De verdachte werd op 4 juli 2016 door de politie op een woonwagenkamp in Eindhoven betrapt tijdens het uitladen van jerrycans gevuld met grondstoffen voor het produceren van xtc. In totaal bevatten de jerrycans 300 liter zwavelzuur, 140 liter zoutzuur, 360 liter mierenzuur en 125 amfetamineolie. De man verklaarde tegenover de politie dat hij 500 euro kreeg voor het vervoer, zonder precies te weten om wat voor stoffen het ging. Wel besefte hij dat er iets niet in de haak was, “omdat het anders rook”. Ook heeft hij de stoffen bewust niet thuis bij zijn vrouw en kinderen opgeslagen.
De rechtbank vindt het niet aannemelijk dat de verdachte niet wist welke stoffen hij vervoerde. Hij had moeten beseffen dat het ging om grondstoffen voor de productie van drugs. Want de verdachte vervoerde grote hoeveelheden vloeistoffen in jerrycans, rook een chemische lucht, zijn opdrachtgevers waren zware criminelen, hij kreeg 500 euro voor heel beperkt werk en hij wilde de stoffen niet bij hem thuis opslaan.
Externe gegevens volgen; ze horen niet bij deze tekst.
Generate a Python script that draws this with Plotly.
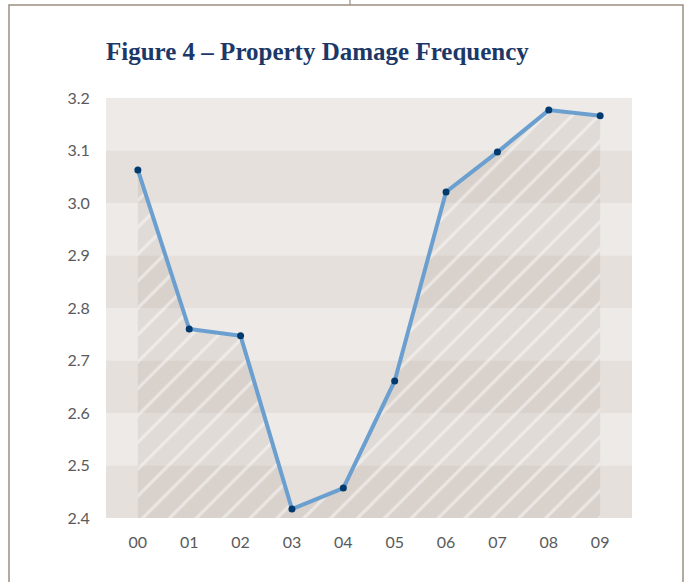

De rechtbank stelt vast dat de productie van xtc een groot aantal negatieve effecten heeft. Naast de gezondheidsrisico’s voor de gebruikers, ontstaat er een milieuprobleem omdat het chemisch afval van drugslabs vaak in de natuur wordt gedumpt. Tijdens de productie van drugs is er verder brand- en ontploffingsgevaar en bij de handel en productie worden fors geweld en bedreigingen niet geschuwd door de georganiseerde criminaliteit. Ook is er vaak sprake van vermogensdelicten. De verdachte heeft zich van deze negatieve bijeffecten niets aangetrokken. Hij gaf evenmin openheid van zaken.